Leave out the pictures and retype only the lines from the opening line to the line that holds "1787, 2145, 2421];", both ends included.
/---
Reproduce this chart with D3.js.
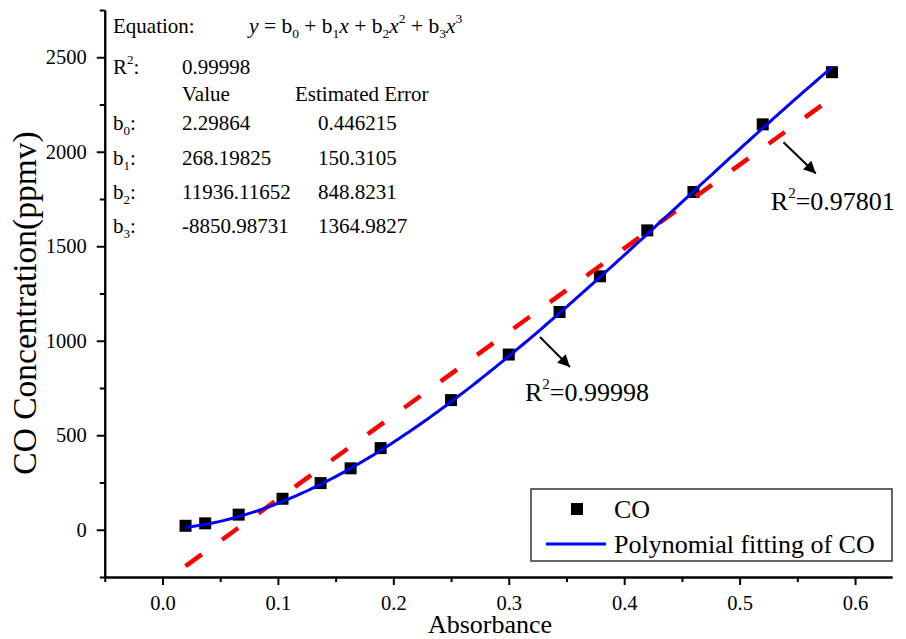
<!DOCTYPE html>
<html>
<head>
<meta charset="utf-8">
<script src="https://cdn.jsdelivr.net/npm/d3@7"></script>
<style>
  html, body { margin: 0; padding: 0; background: #fff; }
  svg { display: block; }
  text { font-family: "Liberation Serif", "Times New Roman", serif; fill: #000; }
</style>
</head>
<body>
<div id="chart"></div>
<script>
// Measured CO calibration points
const absorbance = [0.02, 0.037, 0.066, 0.104, 0.137, 0.163, 0.189, 0.25, 0.30, 0.344, 0.379, 0.42, 0.46, 0.52, 0.58];
const coConc     = [21, 34, 80, 164, 247, 325, 432, 686, 927, 1152, 1341, 1584, 1787, 2145, 2421];

// Cubic fit coefficients b0..b3 and their errors
const coefNames  = ["b0", "b1", "b2", "b3"];
const coefValues = [2.29864, 268.19825, 11936.11652, -8850.98731];
const coefErrors = ["0.446215", "150.3105", "848.8231", "1364.9827"];
const coefLabels = ["2.29864", "268.19825", "11936.11652", "-8850.98731"];
const polyR2 = "0.99998";
const linR2  = "0.97801";

const xTicks = [0, 0.1, 0.2, 0.3, 0.4, 0.5, 0.6];
const yTicks = [0, 500, 1000, 1500, 2000, 2500];

const W = 906, H = 639;
const svg = d3.select("#chart").append("svg").attr("width", W).attr("height", H);

const x = d3.scaleLinear().domain([-0.05, 0.632]).range([104.75, 892]);
const y = d3.scaleLinear().domain([-250, 2750]).range([577, 10]);

// ---- axes ----
const xMinor = d3.range(-0.05, 0.63, 0.1).map(v => +v.toFixed(2));
const yMinor = d3.range(-250, 2751, 500);

const gx = svg.append("g").attr("transform", `translate(0,${y(-250)})`);
gx.call(d3.axisBottom(x).tickValues(xTicks).tickFormat(d3.format(".1f")).tickSize(8).tickSizeOuter(0).tickPadding(10));
gx.append("g").call(d3.axisBottom(x).tickValues(xMinor).tickFormat("").tickSize(5).tickSizeOuter(0));

const gy = svg.append("g").attr("transform", `translate(${x(-0.05)},0)`);
gy.call(d3.axisLeft(y).tickValues(yTicks).tickFormat(d3.format("d")).tickSize(8).tickSizeOuter(0).tickPadding(10));
gy.append("g").call(d3.axisLeft(y).tickValues(yMinor).tickFormat("").tickSize(5).tickSizeOuter(0));

svg.selectAll(".domain").attr("stroke", "#000").attr("stroke-width", 2);
svg.selectAll(".tick line").attr("stroke", "#000").attr("stroke-width", 2);
svg.selectAll(".tick text").attr("font-size", 20.5).attr("font-family", "Liberation Serif, Times New Roman, serif");

// axis titles
svg.append("text").attr("x", 490).attr("y", 633).attr("text-anchor", "middle")
  .attr("font-size", 26).text("Absorbance");
svg.append("text").attr("transform", "translate(36,303) rotate(-90)").attr("text-anchor", "middle")
  .attr("font-size", 33.5).text("CO Concentration(ppmv)");

// ---- data points ----
const pts = absorbance.map((a, i) => ({ x: a, y: coConc[i] }));
svg.append("g").selectAll("path").data(pts).join("path")
  .attr("transform", d => `translate(${x(d.x)},${y(d.y)})`)
  .attr("d", d3.symbol(d3.symbolSquare, 144))
  .attr("fill", "#000");

// ---- linear least-squares fit (red dashed) ----
const mx = d3.mean(absorbance), my = d3.mean(coConc);
const sxy = d3.sum(absorbance, (a, i) => (a - mx) * (coConc[i] - my));
const sxx = d3.sum(absorbance, a => (a - mx) * (a - mx));
const slope = sxy / sxx, intercept = my - slope * mx;
const xLo = d3.min(absorbance), xHi = d3.max(absorbance);
svg.append("path")
  .datum([xLo, xHi])
  .attr("d", d3.line().x(v => x(v)).y(v => y(intercept + slope * v)))
  .attr("fill", "none").attr("stroke", "#ff0000").attr("stroke-width", 4.5)
  .attr("stroke-dasharray", "20,25");

// ---- cubic polynomial fit (blue) ----
const poly = v => coefValues[0] + coefValues[1] * v + coefValues[2] * v * v + coefValues[3] * v * v * v;
const curveX = d3.range(0, 201).map(i => xLo + (xHi - xLo) * i / 200);
svg.append("path")
  .datum(curveX)
  .attr("d", d3.line().x(v => x(v)).y(v => y(poly(v))))
  .attr("fill", "none").attr("stroke", "#0000ff").attr("stroke-width", 3);

// ---- fit parameter table ----
const tbl = svg.append("g").attr("font-size", 21);
tbl.append("text").attr("x", 113).attr("y", 33).text("Equation:");
const eq2 = tbl.append("text").attr("x", 249).attr("y", 33).attr("font-size", 21.5);
const parts = [
  ["y", "i"], [" = b", "n"], ["0", "sub"], [" + b", "n"], ["1", "sub"], ["x", "i"],
  [" + b", "n"], ["2", "sub"], ["x", "i"], ["2", "sup"], [" + b", "n"], ["3", "sub"], ["x", "i"], ["3", "sup"]
];
let shift = 0;
parts.forEach(([t, k]) => {
  const s = eq2.append("tspan").text(t);
  let target = 0;
  if (k === "sub") { s.attr("font-size", 13.5); target = 5; }
  if (k === "sup") { s.attr("font-size", 13.5); target = -10; }
  if (k === "i") s.attr("font-style", "italic");
  s.attr("dy", target - shift);
  shift = target;
});

function labelWithSub(g, xPos, yPos, base, sub, isSup) {
  const t = g.append("text").attr("x", xPos).attr("y", yPos);
  t.append("tspan").text(base);
  t.append("tspan").text(sub).attr("font-size", 13).attr("dy", isSup ? -10 : 5);
  t.append("tspan").text(":").attr("dy", isSup ? 10 : -5);
}
labelWithSub(tbl, 113, 74, "R", "2", true);
tbl.append("text").attr("x", 182).attr("y", 74).text(polyR2);
tbl.append("text").attr("x", 182).attr("y", 101).text("Value");
tbl.append("text").attr("x", 295).attr("y", 101).text("Estimated Error");
const rowY = [130, 165, 199, 233];
coefNames.forEach((n, i) => {
  labelWithSub(tbl, 113, rowY[i], "b", n.slice(1), false);
  tbl.append("text").attr("x", 182).attr("y", rowY[i]).text(coefLabels[i]);
  tbl.append("text").attr("x", 318).attr("y", rowY[i]).text(coefErrors[i]);
});

// ---- R² annotations with arrows ----
svg.append("defs").append("marker")
  .attr("id", "arrowhead").attr("viewBox", "0 0 10 10").attr("refX", 10).attr("refY", 5)
  .attr("markerWidth", 7.5).attr("markerHeight", 6).attr("markerUnits", "strokeWidth")
  .attr("orient", "auto")
  .append("path").attr("d", "M0,0 L10,5 L0,10 z").attr("fill", "#000");

const notes = [
  { from: [0.327, 1020], to: [0.353, 861], at: [0.314, 681], r2: polyR2 },
  { from: [0.538, 2050], to: [0.566, 1885], at: [0.527, 1690], r2: linR2 }
];
notes.forEach(nt => {
  svg.append("line")
    .attr("x1", x(nt.from[0])).attr("y1", y(nt.from[1]))
    .attr("x2", x(nt.to[0])).attr("y2", y(nt.to[1]))
    .attr("stroke", "#000").attr("stroke-width", 2).attr("marker-end", "url(#arrowhead)");
  const t = svg.append("text").attr("x", x(nt.at[0])).attr("y", y(nt.at[1])).attr("font-size", 26);
  t.append("tspan").text("R");
  t.append("tspan").text("2").attr("font-size", 15).attr("dy", -12);
  t.append("tspan").text("=" + nt.r2).attr("dy", 12);
});

// ---- legend ----
const lg = svg.append("g");
lg.append("rect").attr("x", 531).attr("y", 489).attr("width", 361).attr("height", 72)
  .attr("fill", "#fff").attr("stroke", "#333").attr("stroke-width", 1.5);
lg.append("path").attr("transform", "translate(577,509)")
  .attr("d", d3.symbol(d3.symbolSquare, 144)).attr("fill", "#000");
lg.append("text").attr("x", 614).attr("y", 518).attr("font-size", 26).text("CO");
lg.append("line").attr("x1", 546).attr("x2", 606).attr("y1", 544).attr("y2", 544)
  .attr("stroke", "#0000ff").attr("stroke-width", 3);
lg.append("text").attr("x", 614).attr("y", 553).attr("font-size", 26).text("Polynomial fitting of CO");
</script>
</body>
</html>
\---
WRITTEN ANSWER:
Reproduce this chart with D3.js.
<!DOCTYPE html>
<html>
<head>
<meta charset="utf-8">
<script src="https://cdn.jsdelivr.net/npm/d3@7"></script>
<style>
  html, body { margin: 0; padding: 0; background: #fff; }
  svg { display: block; }
  text { font-family: "Liberation Serif", "Times New Roman", serif; fill: #000; }
</style>
</head>
<body>
<div id="chart"></div>
<script>
// Measured CO calibration points
const absorbance = [0.02, 0.037, 0.066, 0.104, 0.137, 0.163, 0.189, 0.25, 0.30, 0.344, 0.379, 0.42, 0.46, 0.52, 0.58];
const coConc     = [21, 34, 80, 164, 247, 325, 432, 686, 927, 1152, 1341, 1584, 1787, 2145, 2421];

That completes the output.